→ **Task input**:
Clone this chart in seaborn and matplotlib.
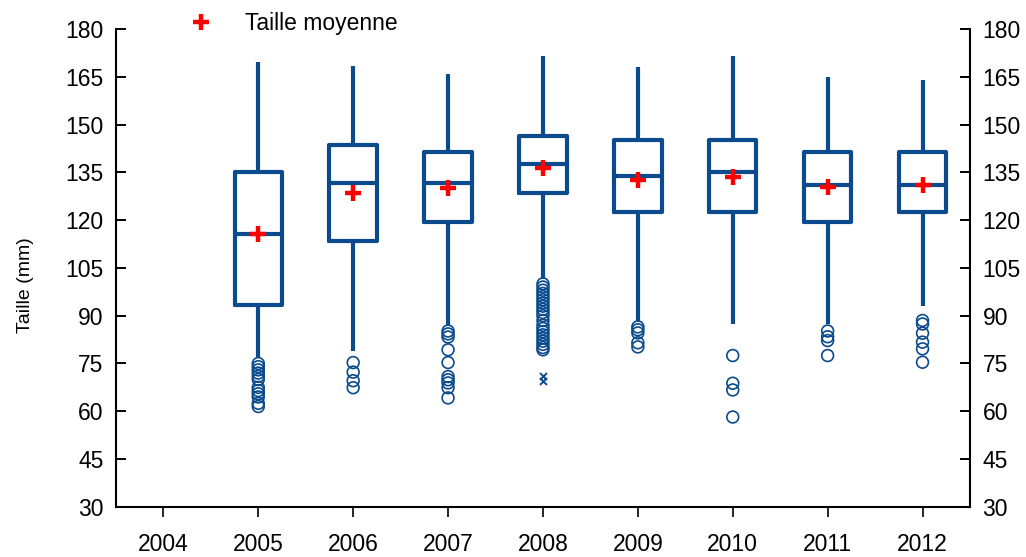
import matplotlib
matplotlib.use("Agg")
import matplotlib.pyplot as plt
from matplotlib.lines import Line2D
import seaborn as sns
import pandas as pd

# ---- data ----
years = ["2004", "2005", "2006", "2007", "2008", "2009", "2010", "2011", "2012"]
box_years = ["2005", "2006", "2007", "2008", "2009", "2010", "2011", "2012"]
whisker_low = [77.0, 79.0, 87.0, 101.5, 88.0, 87.5, 87.5, 93.0]
q1 = [93.5, 113.5, 119.5, 128.5, 122.5, 122.5, 119.5, 122.5]
median = [115.5, 131.5, 131.5, 137.5, 134.0, 135.0, 131.0, 131.0]
q3 = [135.0, 143.5, 141.5, 146.5, 145.0, 145.0, 141.5, 141.5]
whisker_high = [169.5, 168.5, 166.0, 171.5, 168.0, 171.5, 165.0, 164.0]
means = [115.5, 128.5, 130.0, 136.5, 132.5, 133.5, 130.5, 131.0]

outliers = {
    "2005": [75, 74, 73, 72, 71, 70, 67.5, 66.5, 65.5, 64.5, 62.5, 61.5],
    "2006": [75.3, 72.3, 69.6, 67.4],
    "2007": [85.2, 84.3, 83.3, 79.3, 75.3, 70.9, 69.9, 68.9, 67.4, 64.2],
    "2008": [100, 99, 98, 97, 96, 95, 94, 93, 92, 91, 90, 88.5, 87, 86, 85,
             84, 83, 82, 81, 80, 79.3],
    "2009": [86.5, 85.6, 84.6, 81.5, 80.2],
    "2010": [77.5, 68.8, 66.7, 58.2],
    "2011": [85.2, 83.4, 82.2, 77.5],
    "2012": [88.5, 87.4, 84.5, 81.7, 79.6, 75.4],
}
far_outliers = {"2008": [71.0, 69.6]}

yticks = list(range(30, 181, 15))

BLUE = "#0b4a8c"
RED = "#ff0000"

# ---- tables ----
summary_rows = []
for i, y in enumerate(box_years):
    for v in (whisker_low[i], q1[i], median[i], q3[i], whisker_high[i]):
        summary_rows.append({"annee": y, "taille": v})
df_box = pd.DataFrame(summary_rows)
df_out = pd.DataFrame([{"annee": y, "taille": v} for y, vs in outliers.items() for v in vs])
df_far = pd.DataFrame([{"annee": y, "taille": v} for y, vs in far_outliers.items() for v in vs])
df_mean = pd.DataFrame({"annee": box_years, "taille": means})

# ---- figure ----
sns.set_theme(style="ticks")
plt.rcParams["font.family"] = ["Liberation Sans", "DejaVu Sans"]

fig = plt.figure(figsize=(10.26, 5.57), dpi=100)
ax = fig.add_axes([0.113, 0.090, 0.8324, 0.858])

sns.boxplot(data=df_box, x="annee", y="taille", order=years, whis=(0, 100),
            width=0.5, fill=False, color=BLUE, linewidth=3.0, showcaps=False,
            showfliers=False, ax=ax,
            boxprops=dict(color=BLUE), whiskerprops=dict(color=BLUE),
            medianprops=dict(color=BLUE))

sns.stripplot(data=df_out, x="annee", y="taille", order=years, jitter=False,
              marker="o", size=8.5, facecolors="none", edgecolor=BLUE,
              linewidth=1.2, ax=ax, zorder=3)
sns.stripplot(data=df_far, x="annee", y="taille", order=years, jitter=False,
              marker="x", size=5, color=BLUE, linewidth=1.4, ax=ax, zorder=3)
sns.stripplot(data=df_mean, x="annee", y="taille", order=years, jitter=False,
              marker="+", size=12, color=RED, linewidth=3.2, ax=ax, zorder=5)

ax.set_xlim(-0.5, len(years) - 0.5)
ax.set_ylim(30, 180)
ax.set_yticks(yticks)
ax.set_xticks(range(len(years)))
ax.set_xticklabels(years)
ax.set_xlabel("")
ax.set_ylabel("Taille (mm)", fontsize=14, color="black")
ax.yaxis.set_label_coords(-0.096, 0.465)

for s in ("left", "right", "bottom"):
    ax.spines[s].set_visible(True)
    ax.spines[s].set_linewidth(1.5)
    ax.spines[s].set_color("black")
ax.spines["top"].set_visible(False)

ax.tick_params(axis="y", direction="in", length=7, width=1.4, labelsize=16.5,
               left=True, right=True, labelleft=True, labelright=True, pad=9,
               colors="black")
ax.tick_params(axis="x", direction="out", length=7, width=1.2, labelsize=16.5,
               pad=12, colors="black")
ax.grid(False)

handle = Line2D([], [], linestyle="none", marker="+", color=RED,
                markersize=12, markeredgewidth=3.2)
fig.legend([handle], ["Taille moyenne"], loc="center left",
           bbox_to_anchor=(0.174, 0.958), frameon=False, fontsize=16.5,
           handletextpad=0.9, borderaxespad=0, borderpad=0,
           labelcolor="black")

fig.savefig("out.png", dpi=100)
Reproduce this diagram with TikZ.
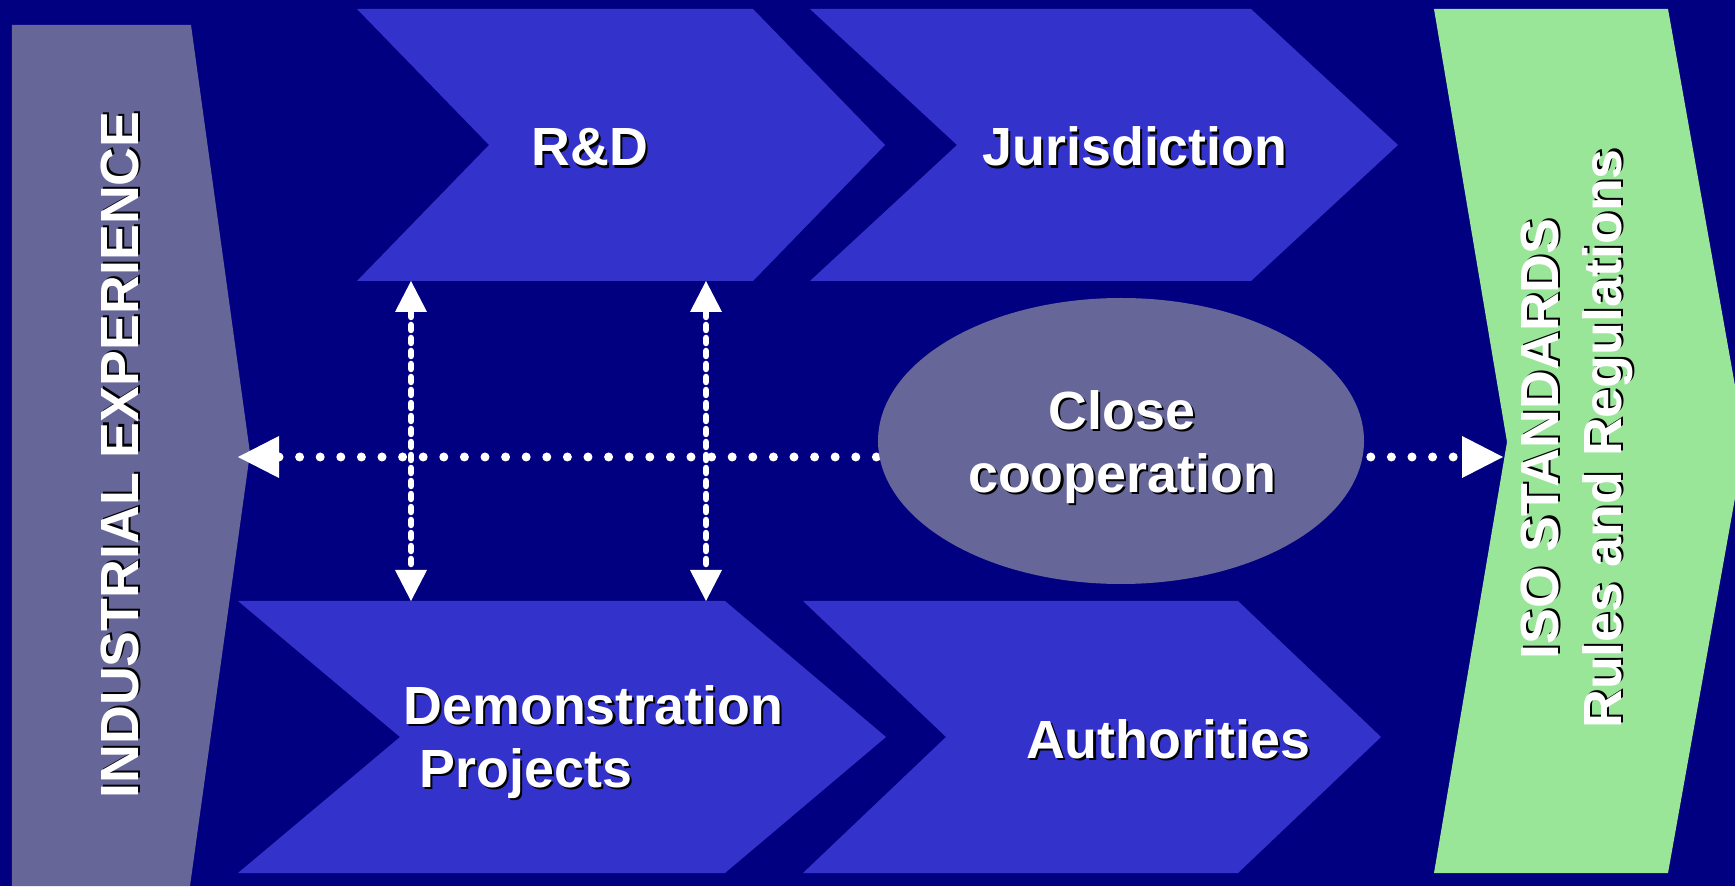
\documentclass[tikz,border=0pt]{standalone}
\usepackage{fontspec}
\setmainfont{Liberation Sans}
\usepackage{xcolor}
\usetikzlibrary{arrows.meta}

\definecolor{navy}{RGB}{0,0,128}
\definecolor{chevblue}{RGB}{51,51,204}
\definecolor{slate}{RGB}{102,102,153}
\definecolor{mint}{RGB}{153,230,153}
\newcommand{\shd}[1]{\leavevmode\rlap{\kern0.6pt\raisebox{-0.6pt}{\color{black}#1}}#1}

\begin{document}
\begin{tikzpicture}[every node/.style={text=white, inner sep=0pt, font=\bfseries\fontsize{15.3}{18}\selectfont},
  chev/.style={fill=chevblue},
  dots/.style={white, line width=0.09cm, line cap=round, dash pattern=on 0pt off 0.206cm,
    {Triangle[length=4.1mm,width=4.2mm,line width=0pt]}-{Triangle[length=4.1mm,width=4.2mm,line width=0pt]}},
  dashv/.style={white, line width=0.065cm, line cap=round, dash pattern=on 0.05cm off 0.08cm,
    {Triangle[length=3.1mm,width=3.2mm,line width=0pt]}-{Triangle[length=3.1mm,width=3.2mm,line width=0pt]}}]
\useasboundingbox (0,0) rectangle (17.35,8.86);
\clip (0,0) rectangle (17.35,8.86);
\fill[navy] (0,0) rectangle (17.35,8.86);
% side bands
\fill[slate] (0.12,8.61) -- (1.91,8.61) -- (2.50,4.33) -- (1.90,0) -- (0.12,0) -- cycle;
\fill[mint] (14.34,8.77) -- (16.68,8.77) -- (17.45,4.44) -- (16.68,0.13) -- (14.34,0.13) -- (15.07,4.44) -- cycle;
% chevrons
\fill[chev] (3.57,8.77) -- (7.53,8.77) -- (8.85,7.41) -- (7.53,6.05) -- (3.57,6.05) -- (4.89,7.41) -- cycle;
\fill[chev] (8.10,8.77) -- (12.51,8.77) -- (13.98,7.41) -- (12.51,6.05) -- (8.10,6.05) -- (9.57,7.41) -- cycle;
\fill[chev] (2.38,2.85) -- (7.25,2.85) -- (8.86,1.49) -- (7.25,0.13) -- (2.38,0.13) -- (4.00,1.49) -- cycle;
\fill[chev] (8.03,2.85) -- (12.38,2.85) -- (13.81,1.49) -- (12.38,0.13) -- (8.03,0.13) -- (9.46,1.49) -- cycle;
\coordinate (IE) at (2.38,4.29);
\coordinate (ISO) at (15.03,4.29);
\coordinate (RD1) at (4.11,6.05);
\coordinate (DP1) at (4.11,2.85);
\coordinate (RD2) at (7.06,6.05);
\coordinate (DP2) at (7.06,2.85);
\draw[dots] (IE) -- (ISO);
\fill[slate] (11.21,4.45) ellipse [x radius=2.43, y radius=1.43];
\draw[dashv] (RD1) -- (DP1);
\draw[dashv] (RD2) -- (DP2);
% labels
\node[anchor=base] (RD) at (5.90,7.20) {\shd{R\&D}};
\node[anchor=base] (JU) at (11.35,7.20) {\shd{Jurisdiction}};
\node[anchor=west, align=left] (DP) at (4.03,1.43) {\shd{Demonstration}\\\hspace*{0.3em}\shd{Projects}};
\node[anchor=base] (AU) at (11.68,1.28) {\shd{Authorities}};
\node[align=center] (CC) at (11.22,4.38) {\shd{Close}\\\shd{cooperation}};
\node[anchor=base, rotate=90] (IND) at (1.38,4.31) {\shd{INDUSTRIAL EXPERIENCE}};
\node[align=center, rotate=90] (STD) at (15.78,4.47) {\shd{ISO STANDARDS}\\\shd{Rules and Regulations}};
\end{tikzpicture}
\end{document}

→ **Goal**:
Leave the pictures out and repeat exactly the lines from the beginning of the records to the line bearing "means = [115.5, 128.5, 130.0, 136.5, 132.5, 133.5, 130.5, 131.0]", both ends counted.

→ **Task result**:
Clone this chart in seaborn and matplotlib.
import matplotlib
matplotlib.use("Agg")
import matplotlib.pyplot as plt
from matplotlib.lines import Line2D
import seaborn as sns
import pandas as pd

# ---- data ----
years = ["2004", "2005", "2006", "2007", "2008", "2009", "2010", "2011", "2012"]
box_years = ["2005", "2006", "2007", "2008", "2009", "2010", "2011", "2012"]
whisker_low = [77.0, 79.0, 87.0, 101.5, 88.0, 87.5, 87.5, 93.0]
q1 = [93.5, 113.5, 119.5, 128.5, 122.5, 122.5, 119.5, 122.5]
median = [115.5, 131.5, 131.5, 137.5, 134.0, 135.0, 131.0, 131.0]
q3 = [135.0, 143.5, 141.5, 146.5, 145.0, 145.0, 141.5, 141.5]
whisker_high = [169.5, 168.5, 166.0, 171.5, 168.0, 171.5, 165.0, 164.0]
means = [115.5, 128.5, 130.0, 136.5, 132.5, 133.5, 130.5, 131.0]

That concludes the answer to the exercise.